Thanks. Interesting article, never before heard of it, and never before heard of the Douro.


----------



## Andrew Craig-Bennett

Binnacle said:


> His "Reflections On the Loss of the Titanic" are worth rereading.
> 
> Thank you.
> 
> http://gaslight.mtroyal.ab.ca/gaslight/contit01.htm


How little things have changed - except that we do now have passenger ships of 150,000 tons...


----------



## R831814

I did "Youth" and "Typhoon" at school and have re-read them recently. I began to wonder if it was this which decided me to go to sea.

Anyone with a Kindle they are available for download. Free I think.


----------



## Andrew Craig-Bennett

Going back to the original question I have spent much of my time in the Far East Trade, mostly ashore, and Conrad's descriptions have, when allowance is made for changes in technology and politics, a distinct ring of truth about them. People, British officers, shore officials and agents and surveyors, were and still are "like that" although there are now fewer of them.

I am a tremendous admirer of Conrad, but you have to read him quite slowly.


----------



## Nigel Wing

Having read, The ****** of the Narcissus, Youth, The End of the Tether and Heart of Darkness, I then found a book by Gavin Young entitled, In Search of Conrad, this is well worth reading as it covers the areas of Conrad's works in the Far East, then and now.

Cheers
Nigel.


----------



## YankeeAirPirate

Andrew Craig-Bennett said:


> Going back to the original question I have spent much of my time in the Far East Trade, mostly ashore, and Conrad's descriptions have, when allowance is made for changes in technology and politics, a distinct ring of truth about them. People, British officers, shore officials and agents and surveyors, were and still are "like that" although there are now fewer of them.
> 
> I am a tremendous admirer of Conrad, but you have to read him quite slowly.

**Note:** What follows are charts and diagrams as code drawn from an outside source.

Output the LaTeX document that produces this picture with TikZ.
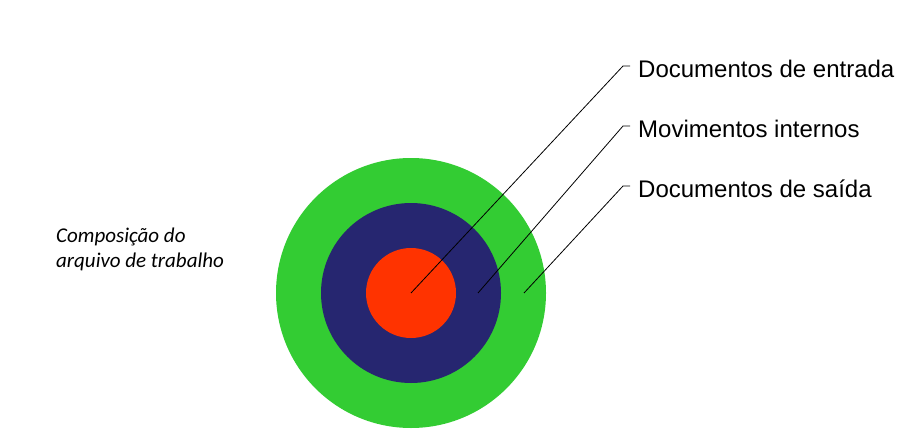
\documentclass[tikz,border=0pt]{standalone}
\usepackage{fontspec}
\setmainfont{Liberation Sans}
\newfontfamily\calibri{Carlito}
\definecolor{ringgreen}{RGB}{51,204,51}
\definecolor{ringnavy}{RGB}{38,38,112}
\definecolor{ringred}{RGB}{255,51,0}
\begin{document}
\begin{tikzpicture}[x=1pt, y=-1pt,
    lbl/.style={anchor=base west, inner sep=0pt, font=\fontsize{24}{28}\selectfont},
    note/.style={anchor=base west, inner sep=0pt, font=\calibri\itshape\fontsize{21}{25}\selectfont},
    leader/.style={line width=.8pt}]
\useasboundingbox (0,0) rectangle (902,436);

\foreach \n/\r/\c in {1/135/ringgreen, 2/90/ringnavy, 3/45/ringred}
{
    \node[circle, fill=\c, inner sep=0pt, minimum size={2*\r pt}] (c\n) at (411,293) {};
}

\foreach \i/\x/\y/\t in {1/411/66/Documentos de entrada, 2/478/126/Movimentos internos, 3/524/186/Documentos de saída}
{
    \coordinate (p\i) at (\x,293);
    \coordinate (b\i) at (623,\y);
    \coordinate (k\i) at (630,\y);
    \node[lbl] (l\i) at (638,\y+11.3) {\t};
    \draw[leader] (p\i) -- (b\i) -- (k\i);
}

\node[note] (t1) at (56,242.3) {Composição do};
\node[note] (t2) at (56,267.7) {arquivo de trabalho};
\end{tikzpicture}
\end{document}
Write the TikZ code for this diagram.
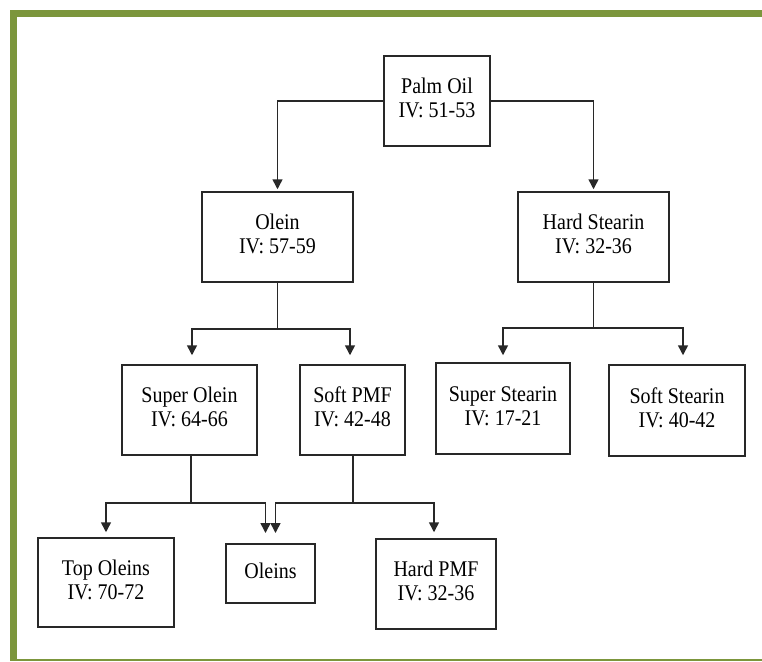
\documentclass[tikz,border=0pt]{standalone}
\usepackage{fontspec}
\usepackage{graphicx}
\setmainfont{Liberation Serif}
\usetikzlibrary{arrows.meta}
\definecolor{frame}{RGB}{124,150,60}
\definecolor{ink}{RGB}{40,40,40}
% two-line box label, slightly tall lettering, optional vertical nudge
\newcommand{\boxtext}[2][4pt]{\raisebox{#1}{\scalebox{1}[1.12]{\begin{tabular}{@{}c@{}}#2\end{tabular}}}}
\tikzset{
  stage/.style={draw=ink, line width=1.5pt, fill=white, inner sep=0pt,
    font=\fontsize{20}{21.5}\selectfont, text=black},
  flow/.style={draw=ink, line width=1.5pt},
  feed/.style={flow, -{Triangle[width=10pt,length=10pt]}},
}
\begin{document}
\begin{tikzpicture}[x=1pt, y=-1pt]
\useasboundingbox (0,0) rectangle (762,661);
\fill[white] (0,0) rectangle (762,661);
% green frame: heavy top and left bars, thin bottom rule
\fill[frame] (10,10) rectangle (762,17);
\fill[frame] (10,10) rectangle (17,661);
\fill[frame] (10,659) rectangle (762,661);

% fractions
\node[stage, minimum width=106pt, minimum height=90pt] (palm) at (437,101) {\boxtext{Palm Oil\\IV: 51-53}};
\node[stage, minimum width=151pt, minimum height=90pt] (olein) at (277.5,237) {\boxtext{Olein\\IV: 57-59}};
\node[stage, minimum width=151pt, minimum height=90pt] (hardst) at (593.5,237) {\boxtext{Hard Stearin\\IV: 32-36}};
\node[stage, minimum width=135pt, minimum height=90pt] (superol) at (189.5,410) {\boxtext{Super Olein\\IV: 64-66}};
\node[stage, minimum width=105pt, minimum height=90pt] (softpmf) at (352.5,410) {\boxtext{Soft PMF\\IV: 42-48}};
\node[stage, minimum width=134pt, minimum height=91pt] (superst) at (503,408.5) {\boxtext{Super Stearin\\IV: 17-21}};
\node[stage, minimum width=136pt, minimum height=91pt] (softst) at (677,410.5) {\boxtext{Soft Stearin\\IV: 40-42}};
\node[stage, minimum width=136pt, minimum height=89pt] (topol) at (106,582.5) {\boxtext{Top Oleins\\IV: 70-72}};
\node[stage, minimum width=89pt, minimum height=59pt] (oleins) at (270.5,573.5) {\boxtext[1pt]{Oleins}};
\node[stage, minimum width=120pt, minimum height=90pt] (hardpmf) at (436,584) {\boxtext[-6pt]{Hard PMF\\IV: 32-36}};

% junction points below each parent
\coordinate (jOlein) at (277.5,329);
\coordinate (jHard) at (593.5,328);
\coordinate (jSuper) at (191,503);
\coordinate (jSoft) at (353,503);
\coordinate (oleinsA) at (265.5,544);
\coordinate (oleinsB) at (275.5,544);

% palm oil split
\draw[feed, shorten >=2pt] (palm.west) -| (olein.north);
\draw[feed, shorten >=2pt] (palm.east) -| (hardst.north);

% olein split
\draw[flow] (olein.south) -- (jOlein);
\draw[feed, shorten >=9pt] (jOlein) -| (superol.north -| 192,0);
\draw[feed, shorten >=9pt] (jOlein) -| (softpmf.north -| 350,0);

% hard stearin split
\draw[flow] (hardst.south) -- (jHard);
\draw[feed, shorten >=7pt] (jHard) -| (superst.north);
\draw[feed, shorten >=9pt] (jHard) -| (softst.north -| 683,0);

% super olein split
\draw[flow] (superol.south -| jSuper) -- (jSuper);
\draw[feed, shorten >=5pt] (jSuper) -| (topol.north);
\draw[feed, shorten >=11pt] (jSuper) -| (oleinsA);

% soft pmf split
\draw[flow] (softpmf.south -| jSoft) -- (jSoft);
\draw[feed, shorten >=11pt] (jSoft) -| (oleinsB);
\draw[feed, shorten >=6pt] (jSoft) -| (hardpmf.north -| 434,0);
\end{tikzpicture}
\end{document}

I agree you have to read Conrad slowly. I prefer a brandy and a cigar and a comfy leather chair and just a few pages of Conrad at a time. No need to speed through to the end of the chapter. For me, it brings back all the sights and sounds of the Far East trips, the sunrises, the Pacific Ocan, the mangrove swamps, the bustle of primitive ports and the press of humanity. I could blather on but will save you all from that by stopping right here!

I found a copy of Lord Jim in my cabin on my first trip as a young Third Mate. Don't know who put it there. Someone left it on conspicuous display right next to my berth. I started reading it and pretty soon all Jim's adventures and mishaps were unfolding before me while I am practicing/learning my watch standing and navigational skills. It did make me very alert during those critical first few months of sailing on my license. I always wondered who left that book there. I never heard the name of the man I relieved on that trip. I caught the ship literally on a pier head jump and no reason or explanation was ever given for why the fellow left (or was asked to leave).

And I have been re-reading that book ever since. Still finding meaning in it.


----------



## vectiscol

Lord Jim was a good film, too. Conrad has been my favourite author since I was at school, when I and my classmates were enthused to savour his descriptive passages by our English Literature master. I agree with Stein about the daft Secret Agent, though. I read Typhoon as Tifone in Italian.


----------



## BAROONA

I reckon the finest books he wrote, they were all wonderful of course, but to me the best are "Mirror of the sea" which he talks about his own career as an officer and "The Shadow Line", based on his experience as Master of the Otago. I have re read these books many times over the years and they make me tingle with pride in the profession.


----------



## Ian6

Fortunately 'Youth' and 'The End of the Tether' were amongst the set books for English Literature O Level in 1954. I was already determined to go to sea so Josef Conrad was a welcome relief from Will Shakespeare and Robbie Burns.

I enjoyed End of the Tether so much that I later bought a copy and have re-read it several times. Having passed through the Malacca Straits in the 50's & 60's, calling at ports on both sides with P&O cargo ships (even with Caltex we used to load crude oil at Sungei Pakning in Sumatra) and his descriptions stir the memory these days. Obviously the Dutch administrators were long gone as were British District Officers but the sea, the land and the jungle were unchanged.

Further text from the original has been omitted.